> _MATERIAL FOR THE TASK_
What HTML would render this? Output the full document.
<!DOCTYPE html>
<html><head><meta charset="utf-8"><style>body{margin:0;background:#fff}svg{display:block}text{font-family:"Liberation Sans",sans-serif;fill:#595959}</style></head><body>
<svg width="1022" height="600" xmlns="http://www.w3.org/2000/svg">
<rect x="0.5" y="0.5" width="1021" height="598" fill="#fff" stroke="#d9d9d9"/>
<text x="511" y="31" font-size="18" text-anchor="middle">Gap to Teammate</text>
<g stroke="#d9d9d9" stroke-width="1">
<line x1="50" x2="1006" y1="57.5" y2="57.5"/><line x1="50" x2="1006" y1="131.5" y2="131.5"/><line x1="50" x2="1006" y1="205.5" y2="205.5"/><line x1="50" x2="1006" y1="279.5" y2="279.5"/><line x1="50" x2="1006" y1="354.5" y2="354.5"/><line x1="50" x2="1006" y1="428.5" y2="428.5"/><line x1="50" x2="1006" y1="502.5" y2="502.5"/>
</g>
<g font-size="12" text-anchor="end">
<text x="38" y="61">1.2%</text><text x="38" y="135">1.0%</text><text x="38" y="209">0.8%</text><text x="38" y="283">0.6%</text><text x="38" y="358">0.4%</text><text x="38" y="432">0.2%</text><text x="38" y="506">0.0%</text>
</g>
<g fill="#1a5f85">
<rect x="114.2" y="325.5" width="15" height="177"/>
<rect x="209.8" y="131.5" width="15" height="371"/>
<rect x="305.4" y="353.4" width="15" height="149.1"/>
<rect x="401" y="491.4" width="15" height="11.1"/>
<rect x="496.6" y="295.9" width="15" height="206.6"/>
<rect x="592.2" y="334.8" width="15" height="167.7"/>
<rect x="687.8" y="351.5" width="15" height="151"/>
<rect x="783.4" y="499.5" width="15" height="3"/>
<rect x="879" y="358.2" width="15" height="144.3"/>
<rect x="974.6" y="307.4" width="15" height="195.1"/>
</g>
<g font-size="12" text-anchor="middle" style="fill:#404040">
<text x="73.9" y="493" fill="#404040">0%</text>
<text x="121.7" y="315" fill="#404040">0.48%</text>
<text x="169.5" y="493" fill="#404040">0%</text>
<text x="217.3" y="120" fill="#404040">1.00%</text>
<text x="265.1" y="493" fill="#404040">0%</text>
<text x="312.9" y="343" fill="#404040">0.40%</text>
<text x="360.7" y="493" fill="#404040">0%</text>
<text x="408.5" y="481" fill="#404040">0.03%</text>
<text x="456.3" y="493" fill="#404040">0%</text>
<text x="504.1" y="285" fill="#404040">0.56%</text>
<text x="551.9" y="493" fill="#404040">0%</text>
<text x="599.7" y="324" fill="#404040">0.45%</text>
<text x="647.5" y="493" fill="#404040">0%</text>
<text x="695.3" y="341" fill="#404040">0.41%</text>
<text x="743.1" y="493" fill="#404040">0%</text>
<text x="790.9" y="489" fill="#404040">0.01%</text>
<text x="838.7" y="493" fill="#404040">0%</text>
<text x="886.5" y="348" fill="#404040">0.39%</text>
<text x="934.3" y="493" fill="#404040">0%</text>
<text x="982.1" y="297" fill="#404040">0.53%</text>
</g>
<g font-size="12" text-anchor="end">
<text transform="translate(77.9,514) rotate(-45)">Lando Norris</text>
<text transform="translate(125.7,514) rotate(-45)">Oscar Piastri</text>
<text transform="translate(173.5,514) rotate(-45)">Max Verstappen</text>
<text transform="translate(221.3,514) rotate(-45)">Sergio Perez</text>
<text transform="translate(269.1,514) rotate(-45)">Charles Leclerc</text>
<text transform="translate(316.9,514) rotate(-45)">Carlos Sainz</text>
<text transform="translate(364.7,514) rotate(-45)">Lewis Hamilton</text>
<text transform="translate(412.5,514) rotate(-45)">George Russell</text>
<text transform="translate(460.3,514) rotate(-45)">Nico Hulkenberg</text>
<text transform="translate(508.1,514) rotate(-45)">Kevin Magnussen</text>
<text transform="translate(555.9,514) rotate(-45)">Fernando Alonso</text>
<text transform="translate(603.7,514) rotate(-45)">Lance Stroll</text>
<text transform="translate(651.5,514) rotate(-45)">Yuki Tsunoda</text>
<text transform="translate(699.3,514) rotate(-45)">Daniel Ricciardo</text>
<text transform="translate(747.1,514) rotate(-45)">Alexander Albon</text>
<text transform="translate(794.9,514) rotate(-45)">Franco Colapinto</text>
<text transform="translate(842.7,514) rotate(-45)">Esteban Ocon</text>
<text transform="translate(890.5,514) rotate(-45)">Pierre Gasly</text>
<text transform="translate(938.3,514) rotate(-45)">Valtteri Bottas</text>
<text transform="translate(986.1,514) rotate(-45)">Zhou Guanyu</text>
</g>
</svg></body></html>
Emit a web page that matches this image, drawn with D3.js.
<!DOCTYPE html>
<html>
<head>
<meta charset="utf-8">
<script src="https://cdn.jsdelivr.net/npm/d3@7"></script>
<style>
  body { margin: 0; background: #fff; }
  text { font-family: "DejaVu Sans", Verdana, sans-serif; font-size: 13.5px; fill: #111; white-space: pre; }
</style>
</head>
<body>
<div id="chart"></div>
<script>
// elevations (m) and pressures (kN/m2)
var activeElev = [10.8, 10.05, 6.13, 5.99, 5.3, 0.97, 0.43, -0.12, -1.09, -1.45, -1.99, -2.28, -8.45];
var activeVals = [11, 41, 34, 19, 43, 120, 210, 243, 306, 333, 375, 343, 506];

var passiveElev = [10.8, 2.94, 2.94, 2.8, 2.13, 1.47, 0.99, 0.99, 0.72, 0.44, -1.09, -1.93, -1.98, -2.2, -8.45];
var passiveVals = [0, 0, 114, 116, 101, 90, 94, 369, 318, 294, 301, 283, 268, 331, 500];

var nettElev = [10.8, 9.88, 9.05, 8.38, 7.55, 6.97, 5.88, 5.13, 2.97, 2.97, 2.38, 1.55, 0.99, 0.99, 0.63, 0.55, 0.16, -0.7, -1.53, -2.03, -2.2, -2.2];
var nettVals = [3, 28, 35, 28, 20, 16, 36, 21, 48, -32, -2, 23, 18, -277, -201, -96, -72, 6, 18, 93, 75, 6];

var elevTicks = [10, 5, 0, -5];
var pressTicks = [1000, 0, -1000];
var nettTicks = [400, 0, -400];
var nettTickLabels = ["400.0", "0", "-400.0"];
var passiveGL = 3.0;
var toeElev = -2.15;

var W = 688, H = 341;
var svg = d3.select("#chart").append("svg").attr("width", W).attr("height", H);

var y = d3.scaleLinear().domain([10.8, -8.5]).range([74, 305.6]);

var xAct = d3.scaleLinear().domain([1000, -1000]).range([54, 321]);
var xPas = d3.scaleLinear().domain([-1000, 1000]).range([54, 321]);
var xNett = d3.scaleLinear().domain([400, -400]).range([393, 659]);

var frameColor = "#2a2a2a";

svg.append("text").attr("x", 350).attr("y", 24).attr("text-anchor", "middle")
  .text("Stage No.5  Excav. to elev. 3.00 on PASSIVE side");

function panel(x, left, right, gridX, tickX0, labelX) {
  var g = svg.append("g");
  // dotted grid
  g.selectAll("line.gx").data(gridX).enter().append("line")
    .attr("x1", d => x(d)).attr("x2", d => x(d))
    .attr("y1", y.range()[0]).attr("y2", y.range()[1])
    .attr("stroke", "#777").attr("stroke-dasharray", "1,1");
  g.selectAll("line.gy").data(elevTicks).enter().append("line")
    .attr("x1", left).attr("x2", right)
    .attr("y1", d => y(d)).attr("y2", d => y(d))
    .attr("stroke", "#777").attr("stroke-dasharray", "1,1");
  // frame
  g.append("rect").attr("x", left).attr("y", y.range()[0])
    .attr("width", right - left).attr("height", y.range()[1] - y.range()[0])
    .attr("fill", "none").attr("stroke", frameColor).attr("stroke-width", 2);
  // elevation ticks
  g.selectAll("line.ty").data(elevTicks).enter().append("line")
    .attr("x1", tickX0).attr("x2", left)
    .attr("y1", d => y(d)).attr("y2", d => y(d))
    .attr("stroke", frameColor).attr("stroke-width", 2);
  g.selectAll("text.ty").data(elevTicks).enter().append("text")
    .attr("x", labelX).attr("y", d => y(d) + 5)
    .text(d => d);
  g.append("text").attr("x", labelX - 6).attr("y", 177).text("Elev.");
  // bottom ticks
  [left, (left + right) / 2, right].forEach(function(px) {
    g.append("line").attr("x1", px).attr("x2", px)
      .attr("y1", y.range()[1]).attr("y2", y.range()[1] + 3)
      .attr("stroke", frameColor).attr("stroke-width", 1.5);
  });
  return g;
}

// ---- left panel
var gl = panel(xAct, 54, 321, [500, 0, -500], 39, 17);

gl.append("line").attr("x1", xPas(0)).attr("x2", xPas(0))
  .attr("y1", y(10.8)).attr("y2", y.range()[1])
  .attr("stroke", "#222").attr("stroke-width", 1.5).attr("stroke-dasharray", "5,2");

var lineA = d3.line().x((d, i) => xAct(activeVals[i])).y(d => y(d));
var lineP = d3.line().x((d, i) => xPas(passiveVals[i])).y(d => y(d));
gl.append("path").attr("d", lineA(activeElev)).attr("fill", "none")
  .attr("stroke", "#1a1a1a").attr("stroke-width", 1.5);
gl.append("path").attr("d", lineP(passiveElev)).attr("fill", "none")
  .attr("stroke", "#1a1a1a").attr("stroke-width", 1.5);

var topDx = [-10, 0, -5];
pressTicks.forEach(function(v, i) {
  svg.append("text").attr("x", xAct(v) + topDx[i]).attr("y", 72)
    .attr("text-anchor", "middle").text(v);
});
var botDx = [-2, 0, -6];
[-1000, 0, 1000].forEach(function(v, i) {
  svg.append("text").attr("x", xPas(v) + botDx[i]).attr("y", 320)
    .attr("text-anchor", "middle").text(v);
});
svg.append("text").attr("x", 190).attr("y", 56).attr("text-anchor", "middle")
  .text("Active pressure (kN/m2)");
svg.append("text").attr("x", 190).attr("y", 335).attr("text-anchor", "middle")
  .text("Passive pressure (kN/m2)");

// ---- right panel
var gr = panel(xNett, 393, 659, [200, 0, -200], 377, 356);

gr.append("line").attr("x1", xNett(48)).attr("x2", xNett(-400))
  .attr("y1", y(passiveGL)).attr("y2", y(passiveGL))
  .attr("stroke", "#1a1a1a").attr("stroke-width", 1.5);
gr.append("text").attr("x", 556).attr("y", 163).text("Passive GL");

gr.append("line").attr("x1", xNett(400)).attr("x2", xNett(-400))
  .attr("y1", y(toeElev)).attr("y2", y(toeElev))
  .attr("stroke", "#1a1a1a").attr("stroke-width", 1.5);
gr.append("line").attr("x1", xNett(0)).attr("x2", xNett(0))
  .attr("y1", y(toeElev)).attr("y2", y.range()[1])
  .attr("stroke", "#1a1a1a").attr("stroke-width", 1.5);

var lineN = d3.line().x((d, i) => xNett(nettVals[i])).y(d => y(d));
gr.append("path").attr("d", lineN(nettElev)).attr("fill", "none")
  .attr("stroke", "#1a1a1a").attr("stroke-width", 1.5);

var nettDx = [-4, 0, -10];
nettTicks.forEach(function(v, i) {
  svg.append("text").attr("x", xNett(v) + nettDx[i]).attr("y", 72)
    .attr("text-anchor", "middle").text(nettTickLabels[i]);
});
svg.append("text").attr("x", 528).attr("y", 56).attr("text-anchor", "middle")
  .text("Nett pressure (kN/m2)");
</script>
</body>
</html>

> _WHAT NEEDS TO BE DONE_
Exactly the lines above from the one with "Emit a web page" to the one with "268, 331, 500];", both included, are to be quoted; leave the rest out.

> _PROBLEM SOLUTION_
Emit a web page that matches this image, drawn with D3.js.
<!DOCTYPE html>
<html>
<head>
<meta charset="utf-8">
<script src="https://cdn.jsdelivr.net/npm/d3@7"></script>
<style>
  body { margin: 0; background: #fff; }
  text { font-family: "DejaVu Sans", Verdana, sans-serif; font-size: 13.5px; fill: #111; white-space: pre; }
</style>
</head>
<body>
<div id="chart"></div>
<script>
// elevations (m) and pressures (kN/m2)
var activeElev = [10.8, 10.05, 6.13, 5.99, 5.3, 0.97, 0.43, -0.12, -1.09, -1.45, -1.99, -2.28, -8.45];
var activeVals = [11, 41, 34, 19, 43, 120, 210, 243, 306, 333, 375, 343, 506];

var passiveElev = [10.8, 2.94, 2.94, 2.8, 2.13, 1.47, 0.99, 0.99, 0.72, 0.44, -1.09, -1.93, -1.98, -2.2, -8.45];
var passiveVals = [0, 0, 114, 116, 101, 90, 94, 369, 318, 294, 301, 283, 268, 331, 500];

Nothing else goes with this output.